Dazu gehört der Plan der Koalition, für Vergewaltigungen unter Einsatz von K.O.-Tropfen oder anderer Substanzen, die das Opfer handlungsunfähig machen, höhere Strafen zu verhängen. Justizministerin Stefanie Hubig (SPD) kündigte zudem an, dass Opfer häuslicher Gewalt ein Recht auf psychosoziale Prozessbegleitung bekommen sollen.
Prien stellte auch eine stärkere Erforschung des Dunkelfelds in Aussicht. Bisherige Forschungen zeigten, dass häusliche Gewalt wahrscheinlich nur zu einem sehr kleinen Teil angezeigt und damit überhaupt bekannt werde. Dobrindt hob hervor, dass im Bereich häuslicher Gewalt nicht-deutsche Tatverdächtige gegenüber dem Anteil in der Bevölkerung überrepräsentiert seien. Das gelte aber auch für die Opfer.
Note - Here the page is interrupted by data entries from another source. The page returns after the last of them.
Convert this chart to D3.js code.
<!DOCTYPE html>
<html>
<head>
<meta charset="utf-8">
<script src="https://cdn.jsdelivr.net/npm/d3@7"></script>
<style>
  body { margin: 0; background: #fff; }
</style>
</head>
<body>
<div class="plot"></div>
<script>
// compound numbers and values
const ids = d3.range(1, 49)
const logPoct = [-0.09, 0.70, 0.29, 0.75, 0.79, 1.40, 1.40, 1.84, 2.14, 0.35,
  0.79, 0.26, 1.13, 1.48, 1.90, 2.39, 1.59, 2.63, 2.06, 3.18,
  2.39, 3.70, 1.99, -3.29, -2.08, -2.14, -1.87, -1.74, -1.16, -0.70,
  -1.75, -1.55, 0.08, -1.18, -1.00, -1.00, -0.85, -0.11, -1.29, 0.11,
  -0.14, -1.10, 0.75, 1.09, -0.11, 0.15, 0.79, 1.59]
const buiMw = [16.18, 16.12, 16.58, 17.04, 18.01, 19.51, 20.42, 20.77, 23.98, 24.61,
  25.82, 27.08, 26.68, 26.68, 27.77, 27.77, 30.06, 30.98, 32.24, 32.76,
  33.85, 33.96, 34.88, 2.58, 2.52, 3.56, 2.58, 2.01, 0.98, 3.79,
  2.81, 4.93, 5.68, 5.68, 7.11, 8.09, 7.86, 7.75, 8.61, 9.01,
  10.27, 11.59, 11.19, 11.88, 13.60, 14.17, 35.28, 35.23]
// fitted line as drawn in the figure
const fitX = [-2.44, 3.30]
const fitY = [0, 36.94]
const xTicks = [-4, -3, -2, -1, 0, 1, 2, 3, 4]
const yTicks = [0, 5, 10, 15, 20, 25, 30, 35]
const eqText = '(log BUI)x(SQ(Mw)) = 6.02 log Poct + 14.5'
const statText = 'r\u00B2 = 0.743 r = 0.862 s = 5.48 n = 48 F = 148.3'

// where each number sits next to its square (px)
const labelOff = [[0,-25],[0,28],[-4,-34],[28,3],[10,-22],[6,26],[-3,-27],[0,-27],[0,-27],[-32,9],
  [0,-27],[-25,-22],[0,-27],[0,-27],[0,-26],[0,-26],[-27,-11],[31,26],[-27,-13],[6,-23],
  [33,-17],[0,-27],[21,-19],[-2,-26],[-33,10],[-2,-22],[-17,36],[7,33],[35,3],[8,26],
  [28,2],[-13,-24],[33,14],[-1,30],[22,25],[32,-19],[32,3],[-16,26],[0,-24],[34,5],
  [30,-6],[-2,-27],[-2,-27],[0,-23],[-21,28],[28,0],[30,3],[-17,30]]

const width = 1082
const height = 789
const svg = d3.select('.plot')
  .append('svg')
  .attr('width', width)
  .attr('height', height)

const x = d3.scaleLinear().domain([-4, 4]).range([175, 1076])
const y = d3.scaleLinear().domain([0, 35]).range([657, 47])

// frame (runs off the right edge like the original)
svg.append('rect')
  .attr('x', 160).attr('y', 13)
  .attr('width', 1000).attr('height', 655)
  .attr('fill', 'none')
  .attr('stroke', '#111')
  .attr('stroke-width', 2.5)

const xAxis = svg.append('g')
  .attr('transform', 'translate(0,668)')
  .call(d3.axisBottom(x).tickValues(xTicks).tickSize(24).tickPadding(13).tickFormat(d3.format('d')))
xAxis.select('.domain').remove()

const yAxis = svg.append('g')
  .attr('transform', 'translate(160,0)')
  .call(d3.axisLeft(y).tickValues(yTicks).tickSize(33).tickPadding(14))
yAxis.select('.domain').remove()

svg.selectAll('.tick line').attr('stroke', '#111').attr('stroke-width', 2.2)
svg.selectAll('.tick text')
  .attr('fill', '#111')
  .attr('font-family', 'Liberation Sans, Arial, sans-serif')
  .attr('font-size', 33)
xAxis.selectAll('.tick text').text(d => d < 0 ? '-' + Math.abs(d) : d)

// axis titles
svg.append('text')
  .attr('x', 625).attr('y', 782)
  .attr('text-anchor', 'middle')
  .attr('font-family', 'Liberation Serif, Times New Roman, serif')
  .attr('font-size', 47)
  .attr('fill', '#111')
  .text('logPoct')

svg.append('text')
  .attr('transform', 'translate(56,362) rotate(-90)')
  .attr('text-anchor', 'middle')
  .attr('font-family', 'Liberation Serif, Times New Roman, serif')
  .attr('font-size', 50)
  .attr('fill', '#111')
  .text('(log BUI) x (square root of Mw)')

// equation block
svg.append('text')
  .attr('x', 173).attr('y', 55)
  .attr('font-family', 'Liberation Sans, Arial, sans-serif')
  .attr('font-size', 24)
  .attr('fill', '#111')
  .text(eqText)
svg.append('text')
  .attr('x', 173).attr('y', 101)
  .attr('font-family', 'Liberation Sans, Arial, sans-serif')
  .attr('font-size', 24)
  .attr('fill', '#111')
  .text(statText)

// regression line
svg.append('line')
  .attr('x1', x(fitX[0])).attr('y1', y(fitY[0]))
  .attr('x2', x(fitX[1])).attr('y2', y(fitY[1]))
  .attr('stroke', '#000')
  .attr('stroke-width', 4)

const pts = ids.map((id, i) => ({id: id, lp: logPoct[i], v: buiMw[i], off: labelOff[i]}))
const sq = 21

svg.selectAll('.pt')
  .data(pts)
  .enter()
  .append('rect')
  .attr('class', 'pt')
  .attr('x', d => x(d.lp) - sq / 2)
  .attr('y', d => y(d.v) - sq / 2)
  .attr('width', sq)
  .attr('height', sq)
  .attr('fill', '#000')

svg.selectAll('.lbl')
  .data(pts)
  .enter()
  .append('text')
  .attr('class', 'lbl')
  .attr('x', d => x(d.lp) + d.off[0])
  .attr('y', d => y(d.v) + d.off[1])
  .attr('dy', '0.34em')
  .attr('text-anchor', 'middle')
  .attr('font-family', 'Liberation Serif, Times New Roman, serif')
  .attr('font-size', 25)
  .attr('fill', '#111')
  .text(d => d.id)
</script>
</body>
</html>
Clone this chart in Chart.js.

Sozialverbände fordern: Frauenhäuser absichern
Sozialverbände drangen angesichts des erneuten Anstiegs von Gewalt gegen Frauen auf eine sichere Finanzierung für Frauenhäuser. Noch vor der Bundestagswahl hatte der Bundestag das Gewalthilfegesetz verabschiedet, das ab 2032 einen Rechtsanspruch auf einen Schutz und bis dahin den entsprechenden Ausbau der Strukturen verspricht. Ohne massive Investitionen werde Gewalt gegen Frauen nicht zu stoppen sein, sagte der Hauptgeschäftsführer des Paritätischen Gesamtverbandes, Joachim Rock.
Bundesweit fehlten noch mehr als 12.000 Frauenhaus-Plätze. Die Vorständin der Diakonie Deutschland, Elke Ronneberger, erklärte, man erlebe zurzeit sogar, "dass die Mittel für Frauenhäuser und Fachberatungsstellen gekürzt und steigende Personal- und inflationsbedingte Mehrkosten nicht ausreichend refinanziert werden". Wenn die Bundesregierung es mit dem Gewaltschutz ernst meine, dürfe dies keine Frage der Haushaltslage sein, sagte sie.
Polizeichefin: Neue Gefahr durch digitale Gewalt
Die hannoversche Polizeipräsidentin Gwendolin von der Osten warnt angesichts des Aktionstages gegen Gewalt an Frauen vor neuen Gefahren. Durch Straftaten im Internet und den sozialen Medien sind Frauen nach Beobachtung der Polizeipräsidentin zunehmend neuen Formen von Gewalt ausgesetzt. "Digitale Gewalt hat ganz viele Facetten", sagte von der Osten dem Evangelischen Pressedienst. Gemeinsam mit kirchlichen Initiativen will sie am "Internationalen Tag gegen Gewalt an Frauen" am Dienstag auf dem Weihnachtsmarkt in Hannover aufklären und deutlich machen: "Wer von Gewalt betroffen ist, trägt keine Mitschuld."
Die Anonymität im digitalen Raum sorge bei Tätern dafür, dass sie weniger Schuldgefühle und weniger Verantwortungsbewusstsein hätten, erläuterte die Polizeipräsidentin. Dabei reichten die Delikte von Beleidigung und Verleumdung bis zu Erpressung oder dem Versenden von weiblichen Nacktbildern, die mit Künstlicher Intelligenz erstellt seien. "Viele betroffene Frauen ziehen sich einfach zurück und versuchen, das Erlebte zu verdrängen, weil es für sie sehr schambehaftet ist", sagte sie. "Wichtig ist aber, dass die Scham die Seite wechselt."
Dunkelfeld ist noch viel höher
Laut polizeilicher Kriminalstatistik ist die sogenannte "Häusliche Gewalt" aus dem privaten Umfeld in der Region Hannover von rund 6.200 Delikten in 2023 auf mehr als 6.800 in 2024 gestiegen. Das Dunkelfeld sei noch viel höher, sagte die Polizeipräsidentin. "Die Wahrscheinlichkeit, dass Menschen aus der Familie, Partner oder Ex-Partner Frauen angreifen, ist deutlich höher, als dass eine fremde Person das tut." Quer durch alle gesellschaftlichen Schichten habe fast jeder im Verwandten- oder Bekanntenkreis Betroffene.
"Das Thema wird noch immer tabuisiert, dabei geht es alle an", betonte von der Osten. "Darum ist es gut, wenn viele bei bestimmten Verhaltensweisen reagieren und Hilfe anbieten." Dabei solle sich jedoch niemand durch sein Eingreifen selbst in Gefahr bringen. Im Zweifel gelte es, die Polizei zu rufen. Dennoch seien alle gefragt, denn insbesondere bei Taten im privaten Umfeld falle es Betroffenen oft sehr schwer, den ersten Schritt zu gehen und sich anzuvertrauen. "Deshalb müssen Aufmerksamkeit, Empathie und Hilfsangebote immer wieder erfolgen, weil dann irgendwann der Bann gebrochen ist."